Varios años y el concurso de muchos brazos insumió convertir aquel campo casi virgen de más de 11.000 hectáreas en un establecimiento agropecuario de alto rendimiento, e iniciar las plantaciones para rodear el casco de la estancia “Barra del San Juan” con un parque de 250 hectáreas al estilo inglés. Esa era la moda que imperaba a principios del siglo XX entre las familias acaudaladas de un lado y otro del Río de la Plata, y el que diseñó el paisajista alemán Herman Böttrich a pedido de Aarón de Anchorena tiene esa impronta: extensas superficies verdes, caminos curvos flanqueados por hileras de árboles de gran porte, un lago artificial cruzado por un puentecito de madera, y manchas boscosas compuestas por una bien calculada combinación de especies de hoja caduca y de hoja persistente que tampoco fueron plantadas al azar.

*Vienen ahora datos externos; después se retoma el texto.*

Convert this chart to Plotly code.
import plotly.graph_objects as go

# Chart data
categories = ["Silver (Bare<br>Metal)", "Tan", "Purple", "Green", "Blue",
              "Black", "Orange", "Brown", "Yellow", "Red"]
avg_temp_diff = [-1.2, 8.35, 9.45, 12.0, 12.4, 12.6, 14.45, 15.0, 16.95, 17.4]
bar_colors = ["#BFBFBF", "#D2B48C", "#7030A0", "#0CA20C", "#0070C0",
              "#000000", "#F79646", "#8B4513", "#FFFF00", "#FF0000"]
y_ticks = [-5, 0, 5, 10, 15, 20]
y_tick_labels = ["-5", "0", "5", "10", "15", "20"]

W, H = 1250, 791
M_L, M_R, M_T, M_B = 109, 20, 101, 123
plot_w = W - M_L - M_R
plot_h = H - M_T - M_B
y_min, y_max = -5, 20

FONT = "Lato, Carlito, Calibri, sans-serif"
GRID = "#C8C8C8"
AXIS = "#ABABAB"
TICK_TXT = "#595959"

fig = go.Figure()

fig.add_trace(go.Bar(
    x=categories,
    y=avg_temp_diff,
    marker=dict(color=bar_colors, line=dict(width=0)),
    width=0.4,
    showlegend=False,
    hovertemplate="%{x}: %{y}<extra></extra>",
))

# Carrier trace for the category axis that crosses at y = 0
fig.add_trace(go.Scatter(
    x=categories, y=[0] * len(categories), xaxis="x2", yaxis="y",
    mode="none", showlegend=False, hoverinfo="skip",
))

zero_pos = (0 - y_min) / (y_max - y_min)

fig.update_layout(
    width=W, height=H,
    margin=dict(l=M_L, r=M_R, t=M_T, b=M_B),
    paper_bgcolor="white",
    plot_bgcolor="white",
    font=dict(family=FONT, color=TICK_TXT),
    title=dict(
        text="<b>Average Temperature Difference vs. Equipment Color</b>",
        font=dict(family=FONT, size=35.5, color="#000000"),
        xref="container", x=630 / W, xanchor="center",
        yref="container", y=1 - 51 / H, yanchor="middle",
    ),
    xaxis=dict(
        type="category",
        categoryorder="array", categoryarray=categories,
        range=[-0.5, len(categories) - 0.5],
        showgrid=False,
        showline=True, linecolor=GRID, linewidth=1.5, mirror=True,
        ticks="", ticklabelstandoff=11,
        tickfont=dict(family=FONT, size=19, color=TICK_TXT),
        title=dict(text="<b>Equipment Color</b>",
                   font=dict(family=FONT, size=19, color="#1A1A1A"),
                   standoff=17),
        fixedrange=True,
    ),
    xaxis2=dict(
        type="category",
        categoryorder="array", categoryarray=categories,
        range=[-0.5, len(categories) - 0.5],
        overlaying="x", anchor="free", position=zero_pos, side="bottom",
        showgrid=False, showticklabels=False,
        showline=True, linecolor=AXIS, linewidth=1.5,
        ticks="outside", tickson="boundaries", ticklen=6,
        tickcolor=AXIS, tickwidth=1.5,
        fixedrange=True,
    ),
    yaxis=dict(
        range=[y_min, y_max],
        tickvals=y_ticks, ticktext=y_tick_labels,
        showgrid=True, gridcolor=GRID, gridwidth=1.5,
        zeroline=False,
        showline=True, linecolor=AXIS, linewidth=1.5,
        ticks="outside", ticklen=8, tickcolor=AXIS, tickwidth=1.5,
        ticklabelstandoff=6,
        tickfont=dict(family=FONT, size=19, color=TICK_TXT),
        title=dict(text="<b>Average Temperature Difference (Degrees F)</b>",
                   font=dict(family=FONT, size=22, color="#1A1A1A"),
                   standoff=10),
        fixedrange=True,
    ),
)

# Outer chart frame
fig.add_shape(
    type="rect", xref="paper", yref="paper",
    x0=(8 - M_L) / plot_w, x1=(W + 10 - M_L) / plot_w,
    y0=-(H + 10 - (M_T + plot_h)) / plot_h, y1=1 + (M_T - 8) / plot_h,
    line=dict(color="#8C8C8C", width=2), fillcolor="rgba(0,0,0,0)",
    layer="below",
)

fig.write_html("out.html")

Una foto de mayo de 1911 muestra a María Mercedes Castellanos, la madre de Aarón, posando en medio de un camino junto a jóvenes robles que apenas sobrepasan la altura de la señora. Pero para vestir la pradera mientras se iban desarrollando los ejemplares de crecimiento lento, además de rellenar depresiones, abrir caminos, levantar edificios para el trabajo y para la vida doméstica, su hijo hizo transplantar árboles de mediano y de gran porte ya adultos y fue a buscar personalmente a Australia 66 variedades de eucaliptos de crecimiento rápido. Anchorena tenía la fortuna y las ideas de las clases imperiales de su tiempo. Podía permitirse todos los gustos, con el toque de liberal aventurerismo que le confería ser y saberse miembro de una familia inmensamente adinerada, en una época seducida por las prodigiosas innovaciones hijas de la Segunda Revolución Industrial y abocada a la desenfrenada apropiación de los tesoros arrancados por la colonización europea de África y Oriente.

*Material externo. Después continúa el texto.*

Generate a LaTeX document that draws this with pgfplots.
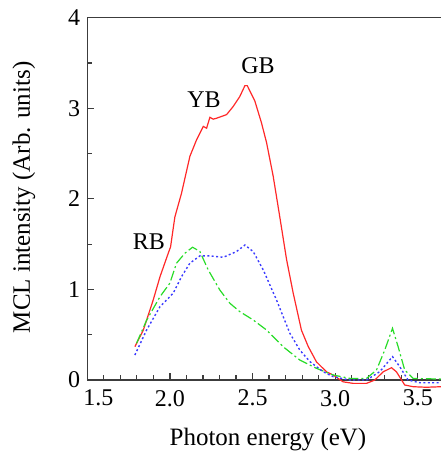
\documentclass[border=0pt]{standalone}
\usepackage{pgfplots}
\pgfplotsset{compat=1.18}
\usepackage{fontspec}
\setmainfont{Liberation Serif}
\usetikzlibrary{calc}
\definecolor{cred}{RGB}{255,40,40}
\definecolor{cgreen}{RGB}{40,220,40}
\definecolor{cblue}{RGB}{60,60,255}
\definecolor{axgray}{RGB}{60,60,60}
\begin{document}
\begin{tikzpicture}
\begin{axis}[
  name=ax,
  scale only axis,
  width=176.85pt, height=181.2pt,
  xmin=1.5, xmax=3.64, ymin=0, ymax=4,
  clip=false,
  axis x line*=bottom, axis y line*=left,
  axis line style={axgray, line width=0.7pt},
  xtick={1.5,2.0,2.5,3.0,3.5},
  xticklabels={\hspace*{11pt}1.5, 2.0, 2.5, 3.0, 3.5},
  ytick={0,1,2,3,4},
  yticklabels={0,1,2,3,4},
  minor x tick num=4,
  minor y tick num=1,
  tick align=inside,
  major tick length=3.5pt,
  minor tick length=2.5pt,
  tick style={axgray, line width=0.6pt},
  xticklabel style={font=\fontsize{12}{14}\selectfont, yshift=-1.5pt},
  yticklabel style={font=\fontsize{12}{14}\selectfont},
  xlabel={Photon energy (eV)},
  ylabel={MCL intensity (Arb. units)},
  every axis x label/.style={at={(axis description cs:0.511,-0.1656)}, anchor=center, font=\fontsize{12.5}{15}\selectfont},
  every axis y label/.style={at={(axis description cs:-0.179,0.504)}, anchor=center, rotate=90, font=\fontsize{12.5}{15}\selectfont},
]
\addplot[cred, line width=0.6pt] coordinates {
(1.788,0.368) (1.839,0.55) (1.899,0.884) (1.94,1.14) (1.99,1.40) (2.004,1.47)
(2.03,1.80) (2.07,2.06) (2.121,2.47) (2.161,2.65) (2.202,2.80) (2.222,2.78) (2.232,2.84)
(2.242,2.90) (2.262,2.88) (2.282,2.89) (2.343,2.93) (2.383,3.02) (2.423,3.13)
(2.454,3.25) (2.468,3.25) (2.514,3.08) (2.554,2.84) (2.585,2.62) (2.625,2.25)
(2.665,1.80) (2.706,1.33) (2.746,0.96) (2.796,0.55) (2.837,0.37) (2.887,0.20)
(2.948,0.09) (2.988,0.055) (3.048,-0.02) (3.109,-0.037) (3.19,-0.037) (3.24,0)
(3.29,0.09) (3.341,0.136) (3.371,0.09) (3.421,-0.055) (3.472,-0.074) (3.552,-0.08) (3.64,-0.074)
};
\addplot[cgreen, line width=0.6pt, dash pattern=on 5pt off 1.5pt on 1pt off 1.5pt] coordinates {
(1.798,0.405) (1.859,0.66) (1.94,0.92) (2.0,1.07) (2.04,1.29) (2.091,1.40)
(2.137,1.466) (2.181,1.42) (2.232,1.215) (2.302,0.994) (2.363,0.847) (2.423,0.755)
(2.504,0.663) (2.585,0.552) (2.685,0.368) (2.786,0.221) (2.887,0.129) (2.988,0.055)
(3.089,0.018) (3.19,0.018) (3.25,0.11) (3.3,0.33) (3.347,0.571) (3.381,0.368)
(3.421,0.11) (3.472,0.018) (3.64,0.01)
};
\addplot[cblue, line width=0.7pt, dash pattern=on 1pt off 1.2pt] coordinates {
(1.788,0.276) (1.859,0.552) (1.94,0.81) (2.02,0.958) (2.07,1.14) (2.121,1.29)
(2.181,1.37) (2.242,1.37) (2.323,1.355) (2.403,1.418) (2.454,1.49) (2.504,1.418)
(2.565,1.215) (2.645,0.884) (2.726,0.516) (2.786,0.331) (2.847,0.203) (2.927,0.092)
(2.988,0.037) (3.089,0) (3.19,0) (3.27,0.092) (3.347,0.258) (3.391,0.147)
(3.441,0) (3.512,-0.03) (3.64,-0.03)
};
\node[font=\fontsize{12}{14}\selectfont] at (axis cs:2.533,3.47) {GB};
\node[font=\fontsize{12}{14}\selectfont] at (axis cs:2.206,3.10) {YB};
\node[font=\fontsize{12}{14}\selectfont] at (axis cs:1.873,1.525) {RB};
\draw[axgray, line width=0.7pt] (rel axis cs:0,1) -- (rel axis cs:1,1);
\end{axis}
\pgfresetboundingbox
\path ($(ax.south west)+(-43.65pt,-36pt)$) rectangle ($(ax.north east)+(0pt,8.85pt)$);
\end{tikzpicture}
\end{document}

Pero lo que hoy en verdad cautiva la mirada y hace detener los pasos para admirarlas son, por encima de todo, las esculturas vivas creadas por la naturaleza. Las gruesísimas cortezas agrietadas, las raíces y las nudosas ramas de árboles inmensos y centenarios imponen sus volúmenes y formas que hacen pensar en venus paleolíticas y madonas renacentistas.
Las ramas desnudas de las tipas (Tipuana tipu) serpentean alzándose hacia el cielo en alineaciones de estudiada geometría.
Asomadas al “mirador sobre el Río de la Plata”, con sus raíces que parecen suspendidas de un hilo, las estilizadas casuarinas desafían la ley de la gravedad. En contraste, monte adentro, un higuerón gigantesco se confunde con un monstruo cruza de jirafa y dinosaurio que intentara sin éxito liberar su pesado cuerpo de las raíces que, como fuertes patas, lo atan férreamente al suelo. Y por todos lados, delgadas y flexibles, las epífitas, que no saben vivir sino enganchadas a la corteza de árboles añosos, extienden sus mantos de intrincado tejido.
La imagen más cercana a la que podía contemplar quien visitara la estancia “Barra del San Juan” cien años atrás, en los comienzos de la plantación, quizás haya que ir a buscarla al invernadero. Allí seguramente se estibaban las especies que Anchorena importaba o iba a buscar personalmente a Europa, Australia, Canadá, India o China. Hoy, protegidas de los ciervos por un cerco perimetral, esperan su turno cientos de jóvenes plantas hijas del parque. Reproducidas de semillas o por esquejes, irán a reunirse con sus congéneres cuando, tumbado por la violencia de un temporal o por la culminación de su ciclo vital, haya que reemplazar a alguno de sus progenitores.
Y una vez instaladas, continuarán bajo protección hasta alcanzar el desarrollo suficiente como para no correr el riesgo de ser engullidas por los ciervos. Estos son tan numerosos que, cuando llega la temporada de recoger semillas, el personal a cargo del invernadero corre una carrera a contrarreloj para salvar todas las que se pueda de la voracidad de estos animalitos.